Thank you Michele! She ordered it to take to her dog show this week. I hope it does its job<3


----------



## Jessicashield (Feb 13, 2015)

That's a amazing! How do I order one!?


----------



## Jessicashield (Feb 13, 2015)

That's amazing! How do I order one!


----------



## pigeonsheep (Nov 8, 2008)

Jessicashield said:


> That's a amazing! How do I order one!?





Jessicashield said:


> That's amazing! How do I order one!


was it that amazing that you doubled the reply? hehehe!!! do you have a crate already?


----------



## coco_little_bear (May 30, 2012)

It looks great, well done!


----------



## Kalisee (Jun 1, 2012)

Now Im wishing I had a crate, just so I could have you make a cover for it.


----------



## Ellie Huahua (Feb 10, 2015)

Pidge, that is beautiful  how professional! I bet Jewel and Momma will be made up with it ! x x x


----------



## LittleBeverly2015 (Jan 26, 2015)

Its beautiful! Beverly has something similar, not as cute though! She loves it and I can hardly get her out of bed in the morning.


----------



## pigeonsheep (Nov 8, 2008)

coco_little_bear said:


> It looks great, well done!


thnks!!! 



Kalisee said:


> Now Im wishing I had a crate, just so I could have you make a cover for it.


ROFL!!! i may get a bigger one so i can make one for the kids hehe



Ellie Huahua said:


> Pidge, that is beautiful  how professional!

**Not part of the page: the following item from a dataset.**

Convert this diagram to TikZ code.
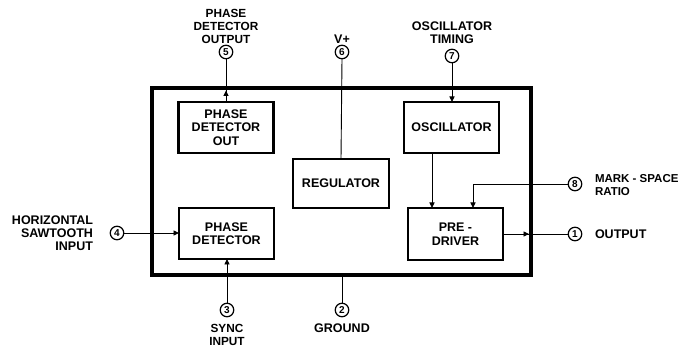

I bet Jewel and Momma will be made up with it ! x x x


thank u so much! so far she is lovin the pics, the package should be gettin to her tomorrow! can't wait to see pics of jewel in it hehe



LittleBeverly2015 said:


> Its beautiful! Beverly has something similar, not as cute though! She loves it and I can hardly get her out of bed in the morning.


thanks!! aw yes i heard it's like their little den and more so since it gets darker and comfier when it's covered up


----------



## Jessicashield (Feb 13, 2015)

Haha yeah that amazing!  and yeah I have a small crate 
I would love a pink polka dot crate cover
I think it would look so sweet


----------



## BasketMichele (Sep 9, 2014)

Wow, beautiful job. You're very talented.


----------



## pigeonsheep (Nov 8, 2008)

Jessicashield said:


> Haha yeah that amazing!  and yeah I have a small crate
> I would love a pink polka dot crate cover
> I think it would look so sweet


aw u got a pink one with 2 doors! do u happen to have the dimensions for it? if you saved the box or link of where u got it? it works a differently when there's 2 doors

i think this pattern would look adorbs with it. there's only a couple left. it's a cotton material too so it wont be as "tough" looking at the one i made since that one was made out of canvas











BasketMichele said:


> Wow, beautiful job. You're very talented.


thank u michele! :]


----------



## zellko (Jul 3, 2013)

That really nice! Perfect fabric, too. You'll sell a lot more. All crated chis need one of these in this weather.


----------



## pigeonsheep (Nov 8, 2008)

zellko said:


> That really nice! Perfect fabric, too. You'll sell a lot more. All crated chis need one of these in this weather.


thank you! :] this specific product does take a lot of work because of the material but loved the outcome!

p.s she got her package today :] i think she loved it!


----------



## zellko (Jul 3, 2013)

Kalisee, you made me laugh! Do you sew for your chis?


----------



## zellko (Jul 3, 2013)

So cute! She seems to approve.


----------



## pigeonsheep (Nov 8, 2008)

Yup! Her other pup went in as well and approved hehe


----------